Le film condense beaucoup d’idées (le suicide assisté de Godard est mentionné à la cantonade ; l’indiscipline de son style irrigue tout le film) et, parce qu’il refuse la gravité et postule la satire, amène sans cesse à se demander où se place Jude, et après lui le cinéma, dans ce monde où le capitalisme aurait tout absorbé. N’attendez pas trop de la fin du monde, mimant ce qu’il est désormais attendu de n’importe quel film festivalier, connaît en cours de route, sur et à propos d’une autoroute, un moment de bascule, une césure. Toujours dans sa voiture, Angela rapporte à la petite-fille de Goethe (Nina Hoss) l’un des phénomènes les plus énigmatiques du pays, un Triangle des Bermudes, l’existence d’une autoroute sur laquelle se seraient écrasées près de 600 personnes, deux fois plus que le nombre de kilomètres que fait la ligne d’asphalte. Les accidents mortels tiendraient, paraît-il, à une mauvaise signalisation. La petite-fille de Goethe, haut placée dans l’entreprise pour laquelle Angela travaille, réplique, étonnée, qu’il suffirait d’expliquer mieux aux gens comment échapper à la mort.

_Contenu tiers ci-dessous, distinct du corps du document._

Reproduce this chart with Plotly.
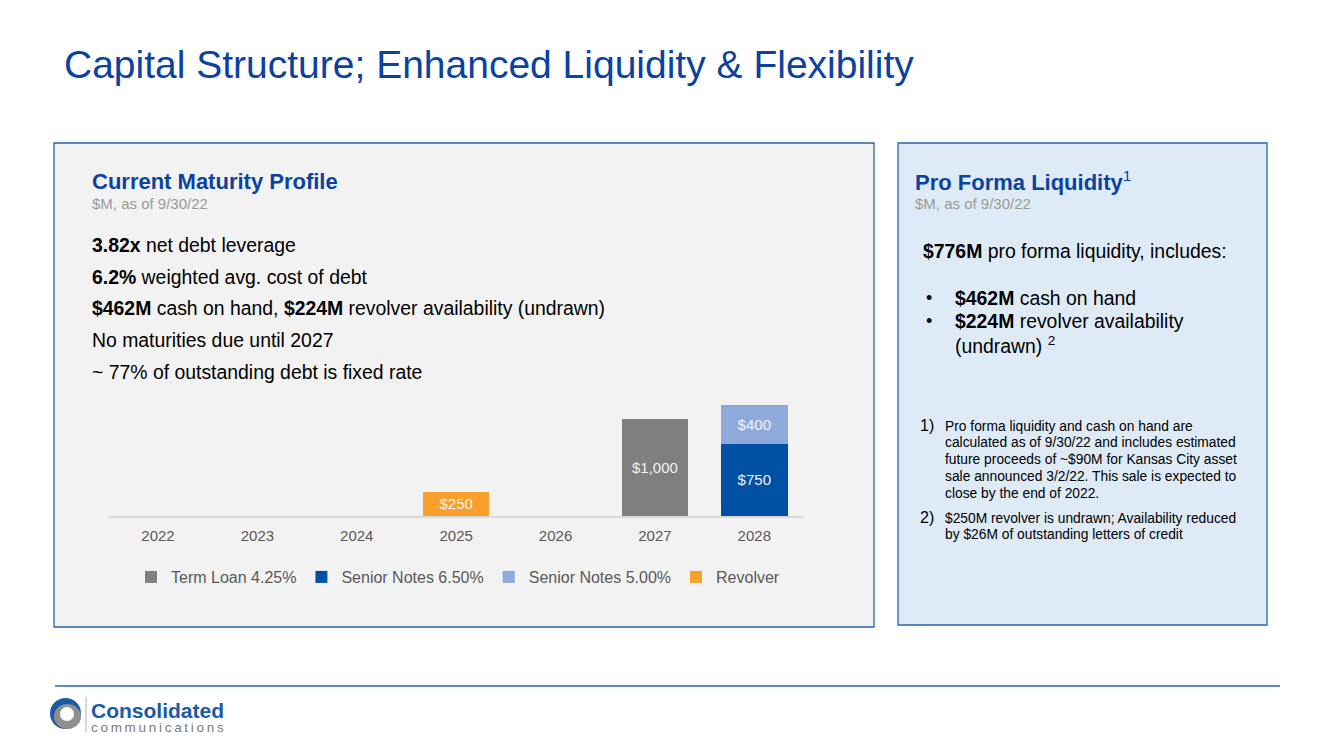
import plotly.graph_objects as go

# page offset: the browser body has an 8px margin, so the figure is drawn 8px in
OFF = 8
W, H = 1333 - 2 * OFF, 749 - 2 * OFF

years = ["2022", "2023", "2024", "2025", "2026", "2027", "2028"]
term_loan = [None, None, None, None, None, 1000, None]
senior_650 = [None, None, None, None, None, None, 750]
senior_500 = [None, None, None, None, None, None, 400]
revolver = [None, None, None, 250, None, None, None]

series_names = ["Term Loan 4.25%", "Senior Notes 6.50%", "Senior Notes 5.00%", "Revolver"]
series_values = [term_loan, senior_650, senior_500, revolver]
series_colors = ["#7f7f7f", "#0051a3", "#8eaadb", "#f7a02b"]

FONT = "Arial, Liberation Sans, sans-serif"
BLUE = "#0b429f"
BORDER = "#2a64a8"


def px(x):
    return (x - OFF) / W


def py(y):
    return 1 - (y - OFF) / H


fig = go.Figure()
for name, vals, col in zip(series_names, series_values, series_colors):
    xs = [yr for yr, v in zip(years, vals) if v is not None]
    ys = [v for v in vals if v is not None]
    fig.add_trace(go.Bar(
        x=xs, y=ys, name=name, marker=dict(color=col, line=dict(width=0)),
        texttemplate="$%{y:,}", textposition="inside", insidetextanchor="middle",
        textangle=0, textfont=dict(color="#f2f2f2", size=15, family=FONT),
        hoverinfo="skip",
    ))

shapes = [
    dict(type="rect", xref="paper", yref="paper", x0=px(54), x1=px(874), y0=py(627), y1=py(143),
         fillcolor="#f2f2f2", line=dict(color=BORDER, width=1.3), layer="below"),
    dict(type="rect", xref="paper", yref="paper", x0=px(898), x1=px(1267), y0=py(625), y1=py(143),
         fillcolor="#deebf7", line=dict(color=BORDER, width=1.3), layer="below"),
    dict(type="line", xref="paper", yref="paper", x0=px(55), x1=px(1280), y0=py(686), y1=py(686),
         line=dict(color=BORDER, width=1.5)),
    # logo swirl
    dict(type="circle", xref="paper", yref="paper", x0=px(50), x1=px(81), y0=py(729), y1=py(698),
         fillcolor="#1b5aa5", line=dict(width=0)),
    dict(type="circle", xref="paper", yref="paper", x0=px(54), x1=px(81), y0=py(729), y1=py(704),
         fillcolor="#8f8f8f", line=dict(width=0)),
    dict(type="circle", xref="paper", yref="paper", x0=px(60), x1=px(74), y0=py(721), y1=py(707),
         fillcolor="white", line=dict(width=0)),
    dict(type="line", xref="paper", yref="paper", x0=px(86), x1=px(86), y0=py(732), y1=py(697),
         line=dict(color="#b0b0b0", width=1)),
]

ann = []


def text(x, y, s, size, color="#000000", anchor="left"):
    ann.append(dict(x=px(x), y=py(y), xref="paper", yref="paper", text=s, showarrow=False,
                    xanchor=anchor, yanchor="middle", align="left",
                    font=dict(family=FONT, size=size, color=color)))


text(62, 65, "Capital Structure; Enhanced Liquidity &amp; Flexibility", 39, BLUE)

# left panel
text(90, 181, "<b>Current Maturity Profile</b>", 22, BLUE)
text(90, 203, "$M, as of 9/30/22", 15, "#9a9a9a")
left_lines = [
    "<b>3.82x</b> net debt leverage",
    "<b>6.2%</b> weighted avg. cost of debt",
    "<b>$462M</b> cash on hand, <b>$224M</b> revolver availability (undrawn)",
    "No maturities due until 2027",
    "~ 77% of outstanding debt is fixed rate",
]
for i, s in enumerate(left_lines):
    text(90, 245 + i * 31.7, s, 19.4)

# right panel
text(913, 181, "<b>Pro Forma Liquidity</b><sup>1</sup>", 22, BLUE)
text(913, 203, "$M, as of 9/30/22", 15, "#9a9a9a")
text(921, 251, "<b>$776M</b> pro forma liquidity, includes:", 19.4)
text(924, 298, "•", 18)
text(924, 321, "•", 18)
text(953, 298, "<b>$462M</b> cash on hand", 19.4)
text(953, 321, "<b>$224M</b> revolver availability", 19.4)
text(953, 345, "(undrawn) <sup>2</sup>", 19.4)

text(918, 425, "1)", 16)
fn1 = [
    "Pro forma liquidity and cash on hand are",
    "calculated as of 9/30/22 and includes estimated",
    "future proceeds of ~$90M for Kansas City asset",
    "sale announced 3/2/22. This sale is expected to",
    "close by the end of 2022.",
]
for i, s in enumerate(fn1):
    text(943, 426 + i * 16.8, s, 13.8)
text(918, 517, "2)", 16)
fn2 = [
    "$250M revolver is undrawn; Availability reduced",
    "by $26M of outstanding letters of credit",
]
for i, s in enumerate(fn2):
    text(943, 518 + i * 16.8, s, 13.8)

# logo text
text(89, 710, "<b>Consolidated</b>", 21, "#1a5aa6")
text(89, 727, "c\u2009o\u2009m\u2009m\u2009u\u2009n\u2009i\u2009c\u2009a\u2009t\u2009i\u2009o\u2009n\u2009s", 13.5, "#7a7a7a")

fig.update_layout(
    width=W, height=H, autosize=False,
    margin=dict(l=0, r=0, t=0, b=0),
    paper_bgcolor="white", plot_bgcolor="rgba(0,0,0,0)",
    barmode="stack", bargap=0.33,
    font=dict(family=FONT, color="#595959"),
    shapes=shapes, annotations=ann,
    uniformtext=dict(minsize=15, mode="show"),
    xaxis=dict(domain=[px(108.3), px(804)], showgrid=False, zeroline=False,
               type="category", categoryorder="array", categoryarray=years,
               range=[-0.5, len(years) - 0.5],
               showline=True, linecolor="#d9d9d9", linewidth=1.5, ticks="",
               ticklabelstandoff=5,
               tickfont=dict(size=15, color="#595959", family=FONT), fixedrange=True),
    yaxis=dict(domain=[py(516), py(400)], range=[0, 1200], visible=False, fixedrange=True),
    legend=dict(orientation="h", x=px(458), xanchor="center", y=py(577), yanchor="middle",
                font=dict(size=16, color="#595959", family=FONT),
                bgcolor="rgba(0,0,0,0)", itemwidth=30, traceorder="normal",
                itemclick=False, itemdoubleclick=False),
    showlegend=True,
)

fig.write_html("out.html")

Le film se livre ensuite, comme pour prouver qu’Angela disait vrai, à une longue séquence (cinq fascinantes minutes en couleur) où s’enchaînent pierres tombales, autels et petits panthéons placés à différents endroits de l’autoroute de la mort. C’est un grand moment de suspension et de tranquillité dans un film qui manque de sommeil. Une succession vertigineuse de disparus, portrait mortuaire d’une Roumanie amnésique de toute forme de passé. Et le cinéma dans tout ça ? Que reste-t-il de son intégrité et de sa mise en scène, absorbées tant l’une comme l’autre par le capitalisme ? Le film se termine par le tournage de la publicité : les personnes recrutées posent assises devant la caméra, dans la cour d’un grand immeuble en béton typiquement soviétique. Le plan est fixe, mortuaire à sa façon : le film semble ainsi faire le deuil de lui-même, abandonner sa mobilité pour retrouver une immobilité presque lumiériste. Angela n’est plus vraiment là : les rôles s’inversent, elle n’est plus sujet du plan mais participe à sa fabrication. Avec et sans elle, le capitalisme poursuit sa route.